Thank you guys for the responses and my apologies for not responding right away, had a busy couple of days but I will share the code along with the other information tomorrow afternoon as I don’t currently have the code with me.

They are in the Basic tab of the dashboard and in (i believe the first loop? can confirm tomorrow) in the block diagram with the other values such as joystick readings that display on the dashboard.

Several of the tabs are Bound to network variables and update bidirectionally at 10Hz or whatever the rate that the client is run at. The first loop, however, runs at whatever rate you determine, and variables placed there, could run much faster or much slower depending on if the loop has a large delay or a large amount of work to do.

The next thing I’d do is to probe the i terminal of the first loop and see if it goes up by 10 per second, 1 per second, or seconds per increment. You can drop timers and be more precise, but this is usually a good start.
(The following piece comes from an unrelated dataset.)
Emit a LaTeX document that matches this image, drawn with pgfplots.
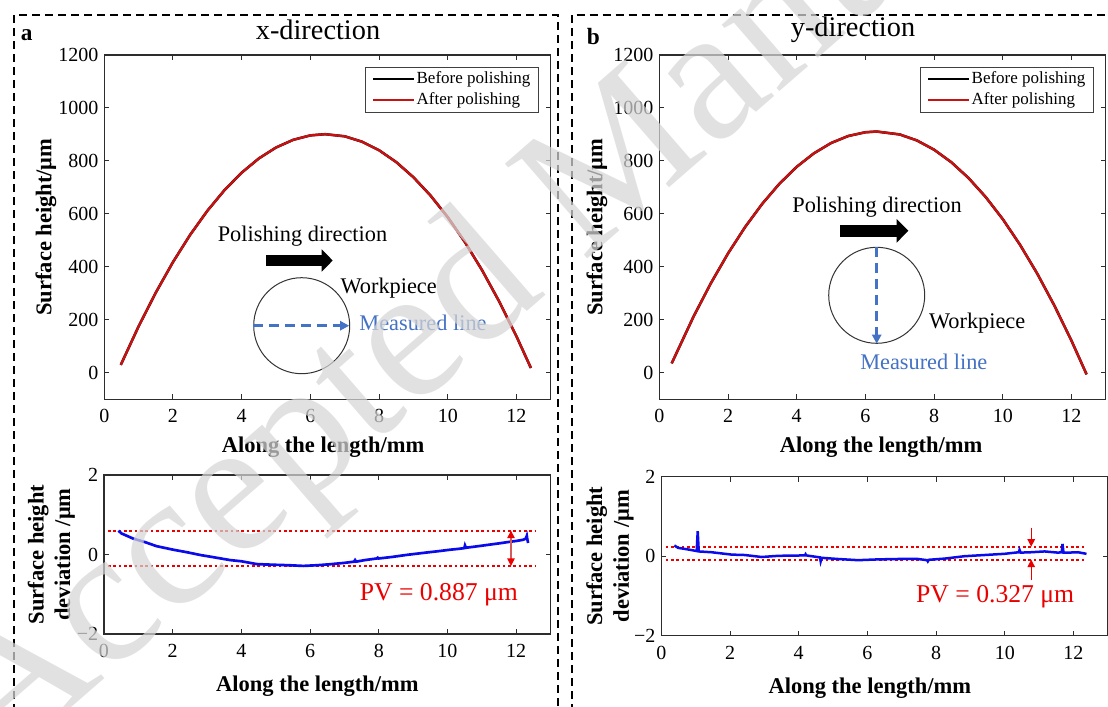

You may have lots of stuff running in the top loop and you may want to separate some of your network variables out. If you have a simple binding other tabs may make sense. Otherwise, you can keep them and move the expensive/slow stuff out of the top loop.

Greg McKaskle

So i probed the iteration terminal with the code running but i couldn’t do it with it connected to the robot because the team was doing stuff with it and such but i observed that it runs every 4 or 5 milliseconds so it seems like its running pretty fast and i couldn’t actually find the wait so i think its just running as fast as it can. Would that be a problem?

I also noticed that while tethered via Ethernet to the robot that the dashboard values don’t actually lag; only when it is wireless is when it lags so maybe a bandwidth problem? i mean i don’t see how we would be using up too much bandwidth but i guess it could be possible?

I uploaded our code to google drive, this was my first time doing this so please let me know if i did it wrong.

https://drive.google.com/open?id=0B9C7HF5mAoZrb0p2TUtXV3RKVVk

https://drive.google.com/open?id=0B9...0p2TUtXV3RKVVk
This is just our dashboard code. the values being called are just numbers or Booleans.

Sorry, i wasn’t able to do that before we packed up the robot for worlds.

Thanks to both of you, please let me know if you have any ideas!